Free time? Do Work!
Since my girlfriend and I split up, I've had an obscene amount of free time. How has this made me feel?
Bored. Bored as all hell.
It was a relationship where we spent a lot of time together, simply being around one other, but it was time that I was a.) not working for money and b.) not working on projects at home. I didn't realize how much of a time sink it was until it all stopped. Abruptly.
So I did what any person does when they experience heartbreak. They bury themselves in something. In my case, it has been work. Between my salaried job and consulting for my own company (for which I am in negotiations for procuring a 2nd part time contract) I will be spending approximately 70 hours a week on the clock. 40 for salary, because working overtime is for chumps, and the other 30 or more split between two clients. Initially, I thought this was going to be arduous and difficult, but thus far it has been relatively simple. You'd be amazed how much work you can get done from home when you are free from the distractions of other coworkers and an office. It sounds counter intuitive, but I find myself much more productive working from my home "office" than the cubicle at work. The lighting is more pleasant, I can cook myself a real meal on my stove and chow down while doing research or writing a proposal. My cat comes to keep my lap warm while I'm cranking away at technical drawings. I could keep going, but I won't. Working from home is probably not for everyone, but it works great for me.
Weekend work really takes a chunk out of weekly time requirements, too. 14-15 hours a day for 5 days in a row is pretty brutal, I can't argue with that (shout out to you doctors and lawyers out there - keep grinding). But when you pepper in a few hours Saturday and Sunday morning and evening, that 15 hour weekday requirement turns into a 12-13 hour weekday requirement, and lemme tell you - the difference between waking up at 5AM and 6AM when you've got that much work per day for yourself is about the difference between being sacrificed to Cthulu when the alarm goes off, and waking up at the peak of Mt. Olympus with some Ambrosia by your bedside.
In the one month that I've been devoid of a female companion, I've cleaned my garage and finished three automotive projects that had been hanging on my head for months (C4 Corvette here, 1980 C10, and my '85 Z28 - a future featured vehicle). This is in addition to the numerous home improvement projects that I have been able to dedicate time to. I've done some tree trimming that was planned since I initially moved into my house (over a year ago), and have got some electrical work that is just waiting for me to sack up and crawl into the rafters in the roof for.

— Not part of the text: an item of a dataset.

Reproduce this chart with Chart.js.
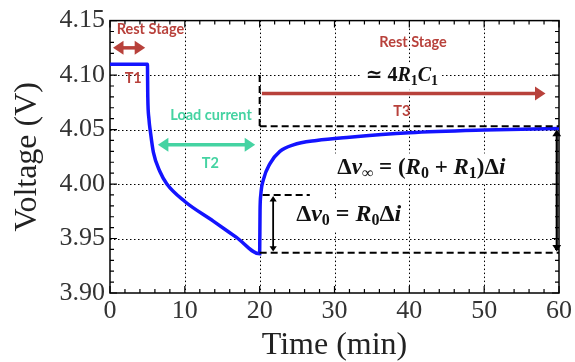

Do I think that burying yourself in anything is healthy? Absolutely not. But my logic is, if you have time to burn, you have time to learn, and if you're not learning, you might as well be earning. Wow. That sounds great. So great I'm going to put it in quotes.
Now that I'm done stroking my ego, I'll get back to the topic. Boredom is procrastination at its finest. There is always something you could be doing, and sheer laziness is all that is to blame when boredom enters your heart. I found myself sitting on the couch the other day, staring at the TV (which was turned off) for about 15 minutes before I realized that if I'm doing nothing, I have no excuse not to get ahead on work. So began my adventure into the following week's contract work. Before I knew it, two hours had flown by and in 90 short days, I'll be a little richer because of it. I don't always have the energy to work out or run when I am extremely bored, but it takes almost no effort to hop into the bean bag and do some reports for a client.